2. Onchain Finance and Tokenized Infrastructure
Blockchain-based finance is advancing, with stablecoins increasingly used for cross-border payments and asset tokenization offering the next major shift in capital markets. The tokenization of bonds, private credit, and real estate assets can lower costs, reduce friction, and increase access—particularly in markets with limited liquidity or complex infrastructure.
These developments are particularly relevant to African fintechs where local capital markets remain fragmented and expensive to navigate.
3. Challenger Banks: Scaling Through Product Depth
Leading challenger banks are evolving their strategies. Rather than global expansion, the focus has shifted to:
Increasing average deposit balances
Expanding credit and savings products
Targeting higher-margin customer segments
The goal is to transition from being secondary accounts to becoming customers’ primary financial platform—a path highly aligned with Tenderize’s work in wallet-enabled banking and merchant services.
4. Fintech Lending: Strengthening Through Private Credit
Only 3% of lending revenue today flows through fintechs. However, with private credit funds managing $1.7 trillion globally, new capital partnerships are emerging. These partnerships offer fintechs stable, longer-term funding models to support alternative credit models—especially in underserved markets.
Tenderize’s wallet-linked credit pathways, supported by data-driven risk scoring and agent distribution models, are well positioned to align with this funding trend.
5. The B2B Fintech Opportunity
Most enterprise financial processes—including reconciliation, procurement, and working capital—remain under-digitized. B2B fintech infrastructure is poised for growth, especially in markets with informal economies and limited ERP penetration.
The Tenderize Business Enablement Platform addresses this gap through modular tools built on Salesforce, enabling wallet operators, service providers, and merchants to digitize their back-office and customer-facing operations at scale.
What This Means for South Africa and Emerging Markets
While Africa accounts for less than 1% of global fintech revenues, structural drivers—youth demographics, high mobile penetration, and cash dependence—signal strong future demand.

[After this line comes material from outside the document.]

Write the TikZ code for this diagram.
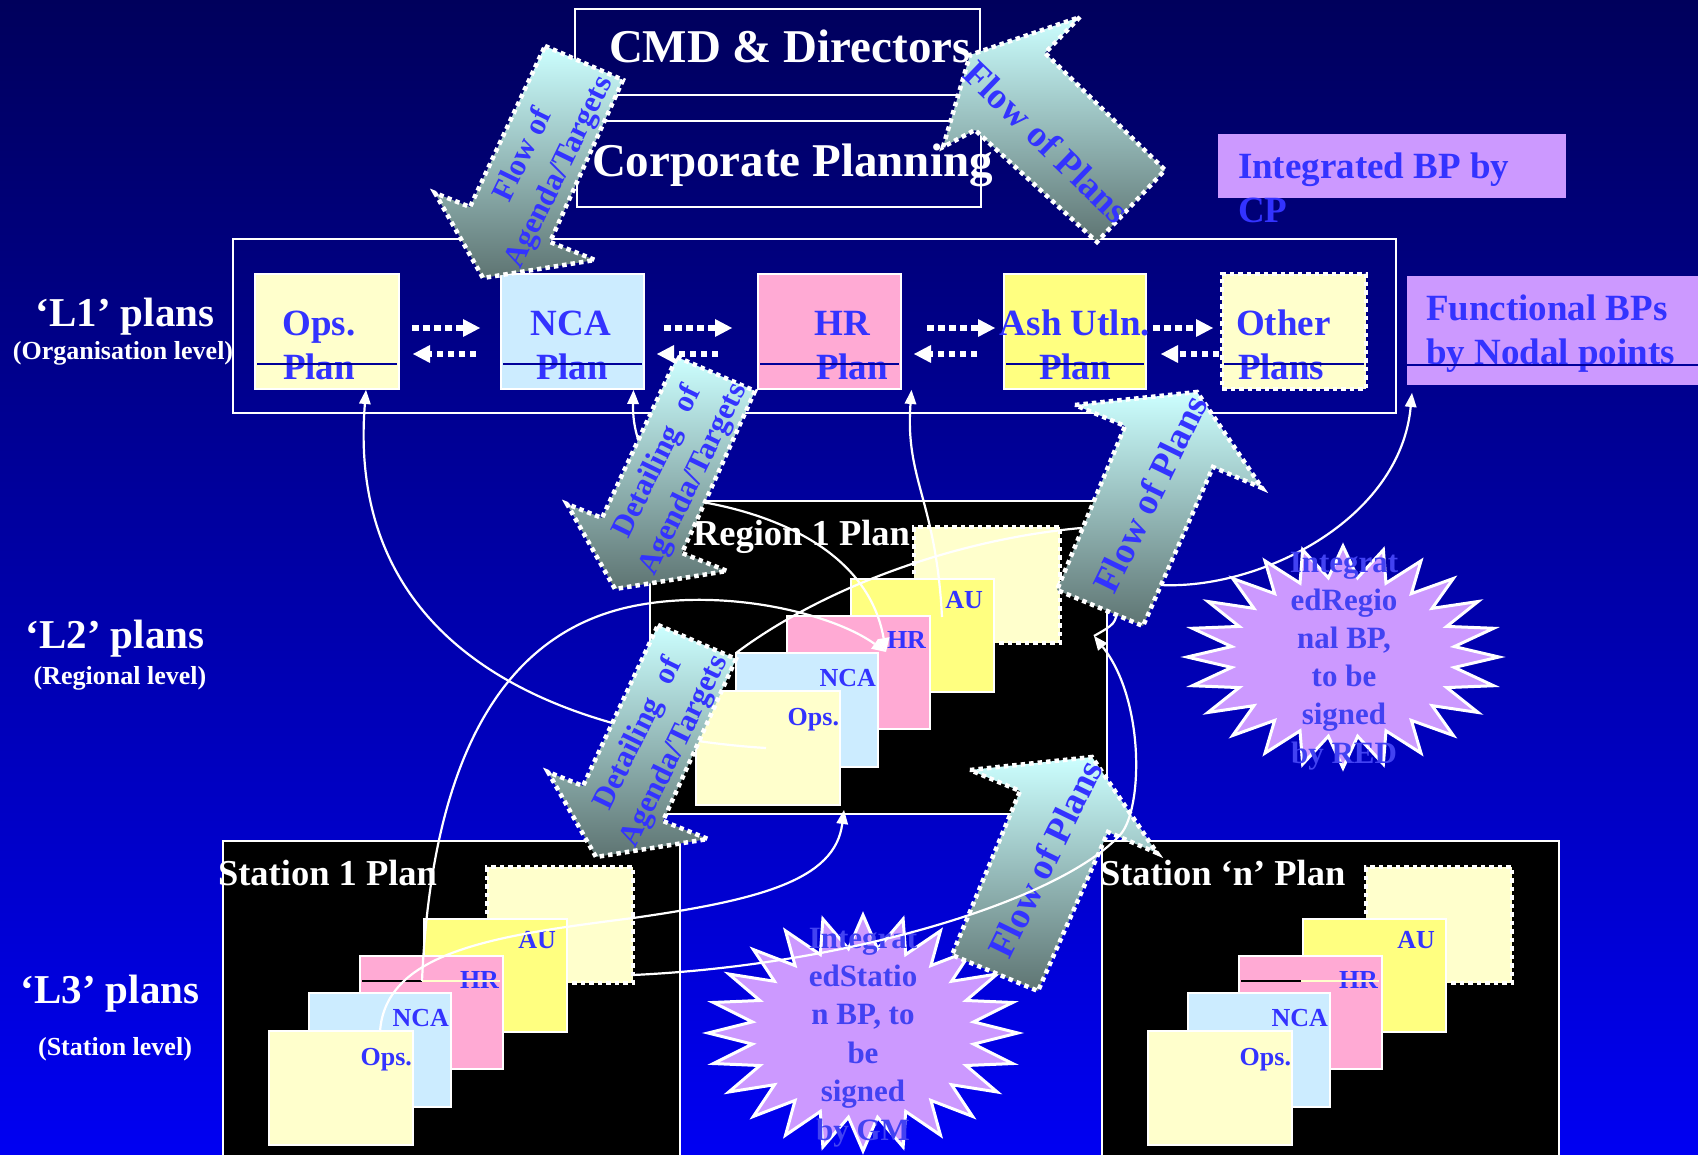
\documentclass[tikz,border=0pt]{standalone}
\usepackage{fontspec}
\setmainfont{Liberation Serif}
\usetikzlibrary{arrows.meta,calc}
\definecolor{lyel}{HTML}{FFFFCC}
\definecolor{lblu}{HTML}{CCECFF}
\definecolor{lpink}{HTML}{FFAAD4}
\definecolor{yel}{HTML}{FFFF80}
\definecolor{purp}{HTML}{CC99FF}
\definecolor{tblue}{HTML}{3333FF}
\definecolor{sblue}{HTML}{4242F2}
\definecolor{navyline}{HTML}{000099}
\definecolor{arrtop}{HTML}{CCFFFF}
\definecolor{arrbot}{HTML}{5E7472}
\definecolor{bgtop}{HTML}{00005C}
\definecolor{bgbot}{HTML}{0000F2}
\newcommand{\fsz}[2]{\fontsize{#1pt}{#2pt}\selectfont}
\newcommand{\mystar}[4]{%
  \draw[starsty] plot[samples at={0,1,...,47}, variable=\k]
   ({#1+(1-0.28*mod(\k,2))*#3*cos(90+7.5*\k)}, {#2-(1-0.28*mod(\k,2))*#4*sin(90+7.5*\k)}) -- cycle;}
\begin{document}
\begin{tikzpicture}[x=1pt,y=-1pt,
  every node/.style={inner sep=0pt, outer sep=0pt},
  rect/.style={anchor=north west, draw=white, line width=2.5pt},
  dotrect/.style={anchor=north west, draw=white, line width=4.5pt, dash pattern=on 4.5pt off 4pt},
  wtxt/.style={text=white, font=\bfseries\fsz{47}{52}},
  btxt/.style={text=tblue, font=\bfseries\fsz{37}{44}},
  ctxt/.style={text=tblue, font=\bfseries\fsz{26}{30}},
  lvl/.style={text=white, font=\bfseries\fsz{41}{46}},
  lvls/.style={text=white, font=\bfseries\fsz{26}{30}},
  plabel/.style={text=white, font=\bfseries\fsz{36.5}{40}},
  stxt/.style={text=sblue, font=\bfseries\fsz{31}{38}},
  atxt/.style={text=tblue, font=\bfseries\fsz{31}{40}, align=center},
  atxtb/.style={text=tblue, font=\bfseries\fsz{37}{44}, align=center},
  dotarr/.style={draw=white, line width=6.5pt, dash pattern=on 6.5pt off 4.5pt, -{Triangle[length=17pt,width=18pt,line width=0pt]}},
  conn/.style={draw=white, line width=2.2pt, -{Triangle[length=14pt,width=12pt,line width=0pt]}},
  plainconn/.style={draw=white, line width=2.2pt},
  blockarr/.style={top color=arrtop, bottom color=arrbot, draw=white, line width=4.5pt, dash pattern=on 4.5pt off 4pt},
  starsty/.style={fill=purp, draw=white, line width=3pt},
  strike/.style={draw=navyline, line width=1.5pt}
]
\useasboundingbox (0,0) rectangle (1698,1155);
\shade[top color=bgtop, bottom color=bgbot] (0,0) rectangle (1698,1155);

% top boxes
\node[rect, minimum width=405pt, minimum height=86pt] (cmd) at (575,9) {};
\node[rect, minimum width=404pt, minimum height=86pt] (cp) at (577,121) {};
\node[wtxt, anchor=base west] (cmdt) at (609,63) {CMD \& Directors};
\node[wtxt, anchor=base west] (cpt) at (592,177) {Corporate Planning};

% L1
\node[rect, minimum width=1163pt, minimum height=174pt] (l1box) at (233,239) {};
\node[rect, fill=lyel, minimum width=144pt, minimum height=115pt] (ops) at (255,274) {};
\node[rect, fill=lblu, minimum width=143pt, minimum height=115pt] (nca) at (501,274) {};
\node[rect, fill=lpink, minimum width=143pt, minimum height=115pt] (hr) at (758,274) {};
\node[rect, fill=yel, minimum width=142pt, minimum height=115pt] (ash) at (1004,274) {};
\node[dotrect, fill=lyel, minimum width=144pt, minimum height=115pt] (oth) at (1222,274) {};
\node[btxt, anchor=base] (opst1) at (319,336) {Ops.};
\node[btxt, anchor=base] (opst2) at (319,380) {Plan};
\node[btxt, anchor=base] (ncat1) at (571,336) {NCA};
\node[btxt, anchor=base] (ncat2) at (572,380) {Plan};
\node[btxt, anchor=base] (hrt1) at (842,336) {HR};
\node[btxt, anchor=base] (hrt2) at (852,380) {Plan};
\node[btxt, anchor=base] (asht1) at (1075,336) {Ash Utln.};
\node[btxt, anchor=base] (asht2) at (1075,380) {Plan};
\node[btxt, anchor=base west] (otht1) at (1236,336) {Other};
\node[btxt, anchor=base west] (otht2) at (1238,380) {Plans};
\foreach \n in {ops,nca,hr,ash,oth}
  \draw[strike] ($(\n.west)+(2,32.5)$) -- ($(\n.east)+(-2,32.5)$);

% dotted arrows between L1 plans
\draw[dotarr] ($(ops.east)+(13,-3.5)$) -- ($(nca.west)+(-21,-3.5)$);
\draw[dotarr] ($(nca.west)+(-25,22.5)$) -- ($(ops.east)+(14,22.5)$);
\draw[dotarr] ($(nca.east)+(20,-3.5)$) -- ($(hr.west)+(-26,-3.5)$);
\draw[dotarr] ($(hr.west)+(-40,22.5)$) -- ($(nca.east)+(13,22.5)$);
\draw[dotarr] ($(hr.east)+(26,-3.5)$) -- ($(ash.west)+(-9,-3.5)$);
\draw[dotarr] ($(ash.west)+(-27,22.5)$) -- ($(hr.east)+(13,22.5)$);
\draw[dotarr] ($(ash.east)+(7,-3.5)$) -- ($(oth.west)+(-9,-3.5)$);
\draw[dotarr] ($(oth.west)+(-3,22.5)$) -- ($(ash.east)+(15,22.5)$);

% purple boxes
\node[anchor=north west, fill=purp, minimum width=348pt, minimum height=64pt] (ibp) at (1218,134) {};
\node[btxt, anchor=base west] (ibpt1) at (1238,179) {Integrated BP by};
\node[btxt, anchor=base west] (ibpt2) at (1238,223) {CP};
\node[anchor=north west, fill=purp, minimum width=295pt, minimum height=109pt] (fbp) at (1407,276) {};
\node[btxt, anchor=base west] (fbpt1) at (1426,321) {Functional BPs};
\node[btxt, anchor=base west] (fbpt2) at (1426,365) {by Nodal points};
\draw[strike] ($(fbp.west)+(0,34.5)$) -- ($(fbp.east)+(0,34.5)$);

% level labels
\node[lvl, anchor=base] (l1) at (125,327) {‘L1’ plans};
\node[lvls, anchor=base] (l1s) at (123,360) {(Organisation level)};
\node[lvl, anchor=base] (l2) at (115,648) {‘L2’ plans};
\node[lvls, anchor=base] (l2s) at (120,684) {(Regional level)};
\node[lvl, anchor=base] (l3) at (110,1003) {‘L3’ plans};
\node[lvls, anchor=base] (l3s) at (115,1055) {(Station level)};

% region and station boxes
\node[rect, fill=black, minimum width=457pt, minimum height=313pt] (reg) at (650,501) {};
\node[rect, fill=black, minimum width=457pt, minimum height=320pt] (st1) at (223,841) {};
\node[rect, fill=black, minimum width=457pt, minimum height=320pt] (stn) at (1102,841) {};
\node[plabel, anchor=base west] (regl) at (693,545) {Region 1 Plan};
\node[plabel, anchor=base west] (st1l) at (218,885) {Station 1 Plan};
\node[plabel, anchor=base west] (stnl) at (1100,885) {Station ‘n’ Plan};

\foreach \p/\sx/\sy in {sa/0/0, rg/427/-340, sb/879/0} {
 \begin{scope}[shift={(\sx,\sy)}]
  \node[dotrect, fill=lyel, minimum width=146pt, minimum height=116pt] (\p-dot) at (487,867) {};
  \node[rect, fill=yel, minimum width=143pt, minimum height=113pt] (\p-au) at (424,919) {};
  \node[rect, fill=lpink, minimum width=143pt, minimum height=113pt] (\p-hr) at (360,956) {};
  \node[rect, fill=lblu, minimum width=142pt, minimum height=114pt] (\p-nca) at (309,993) {};
  \node[rect, fill=lyel, minimum width=144pt, minimum height=114pt] (\p-ops) at (269,1031) {};
  \node[ctxt, anchor=base east] (\p-aut) at (556,948) {AU};
  \node[ctxt, anchor=base east] (\p-hrt) at (499,988) {HR};
  \node[ctxt, anchor=base east] (\p-ncat) at (449,1026) {NCA};
  \node[ctxt, anchor=base east] (\p-opst) at (412,1065) {Ops.};
 \end{scope}
}
\foreach \sx in {0,879} {
 \begin{scope}[shift={(\sx,0)}]
  \draw[black, line width=1.2pt] (362,981) -- (422,981);
  \draw[lyel, line width=1.2pt] (422,981) -- (500,981);
 \end{scope}
}

% connectors
\coordinate (c1s) at (766,748);
\coordinate (c1e) at ($(ops.south)+(39,1)$);
\draw[conn] (c1s) .. controls (560,735) and (345,650) .. (c1e);
\coordinate (c2m) at (690,500);
\coordinate (c2e) at ($(nca.south)+(61,1)$);
\coordinate (hrtip) at (886,652);
\draw[conn] (c2m) .. controls (650,480) and (632,440) .. (c2e);
\draw[conn] (c2m) .. controls (790,515) and (870,560) .. (hrtip);
\coordinate (c4s) at (422,981);
\coordinate (c4m) at (629,607);
\draw[conn] (c4s) .. controls (430,800) and (480,640) .. (c4m) .. controls (720,587) and (830,612) .. (hrtip);
\coordinate (c5s) at (942,617);
\coordinate (c5e) at ($(hr.south)+(82,1)$);
\draw[conn] (c5s) .. controls (936,500) and (905,480) .. (c5e);
\coordinate (c7s) at (380,1032);
\coordinate (c7m) at (633,918);
\coordinate (c7e) at (844,810);
\draw[conn] (c7s) .. controls (385,950) and (500,935) .. (c7m) .. controls (760,900) and (835,880) .. (c7e);
\coordinate (c6s) at (rg-nca.north west);
\coordinate (c6a) at (1081,528);
\coordinate (c6b) at (1160,585);
\coordinate (c6e) at ($(fbp.south west)+(5,8)$);
\draw[conn] (c6s) .. controls (820,590) and (950,540) .. (c6a) -- (c6b) .. controls (1260,590) and (1400,520) .. (c6e);
\coordinate (hooks) at (1118,608);
\coordinate (c8e) at (1094,636);
\draw[plainconn] (hooks) .. controls (1115,624) .. (c8e);

% starbursts
\mystar{1343}{657}{156}{111}
\mystar{863}{1033}{155}{118}
\foreach \t [count=\i] in {Integrat, edRegio, {nal BP,}, to be, signed, by RED}
  \node[stxt, anchor=base] (rs\i) at (1344,{572+38.2*(\i-1)}) {\t};
\foreach \t [count=\i] in {Integrat, edStatio, {n BP, to}, be, signed, by GM}
  \node[stxt, anchor=base] (ss\i) at (863,{948+38.4*(\i-1)}) {\t};

% block arrows
\shade[blockarr] (545,46) -- (623,80) -- (550,242) -- (595,260) -- (483,278) -- (435,193) -- (470,207) -- cycle;
\node[atxt, rotate=64] (ta) at (542,164) {Flow of\\Agenda/Targets};
\begin{scope}[shift={(132,311)}]
\shade[blockarr] (545,46) -- (623,80) -- (550,242) -- (595,260) -- (483,278) -- (435,193) -- (470,207) -- cycle;
\end{scope}
\node[atxt, rotate=64] (tc) at (676,471) {Detailing\hspace{0.6em}of\\Agenda/Targets};
\begin{scope}[shift={(113,579)}]
\shade[blockarr] (545,46) -- (623,80) -- (550,242) -- (595,260) -- (483,278) -- (435,193) -- (470,207) -- cycle;
\end{scope}
\node[atxt, rotate=64] (td) at (657,743) {Detailing\hspace{0.6em}of\\Agenda/Targets};
\shade[blockarr] (1080,17) -- (1045,53) -- (1165,170) -- (1097,242) -- (975,130) -- (943,147) -- (970,55) -- cycle;
\node[atxtb, rotate=-44] (tb) at (1047,142) {Flow of Plans};
\shade[blockarr] (1075,405) -- (1197,392) -- (1262,488) -- (1213,467) -- (1143,626) -- (1057,590) -- (1125,426) -- cycle;
\node[atxtb, rotate=64] (te) at (1150,494) {Flow of Plans};
\begin{scope}[shift={(-105,365)}]
\shade[blockarr] (1075,405) -- (1197,392) -- (1262,488) -- (1213,467) -- (1143,626) -- (1057,590) -- (1125,426) -- cycle;
\end{scope}
\node[atxtb, rotate=64] (tf) at (1045,859) {Flow of Plans};

% connector over the lower arrow
\coordinate (c8s) at (sa-dot.east);
\draw[conn] ($(c8s)+(0,50)$) .. controls (850,965) and (1060,900) .. (1120,835) .. controls (1143,810) and (1145,700) .. (c8e);
\end{tikzpicture}
\end{document}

Key imperatives for fintech builders and stakeholders include:
Addressing pain points where traditional banks are absent or ineffective
Emphasizing unit economics and operational discipline
Embedding AI and blockchain only where value can be clearly delivered
Building scalable, compliant platforms that foster ecosystem-level enablement
Final Thought
As investor sentiment shifts toward sustainability and regulators demand maturity, the fintech landscape is entering a more disciplined era. However, the core opportunity—bridging gaps in financial inclusion, operational efficiency, and economic participation—remains larger than ever.
At Tenderize AI, we are focused on building and enabling the next generation of wallet infrastructure, B2B fintech tools, and inclusive financial systems. The next chapter in fintech is not just about growth—it’s about building the right way.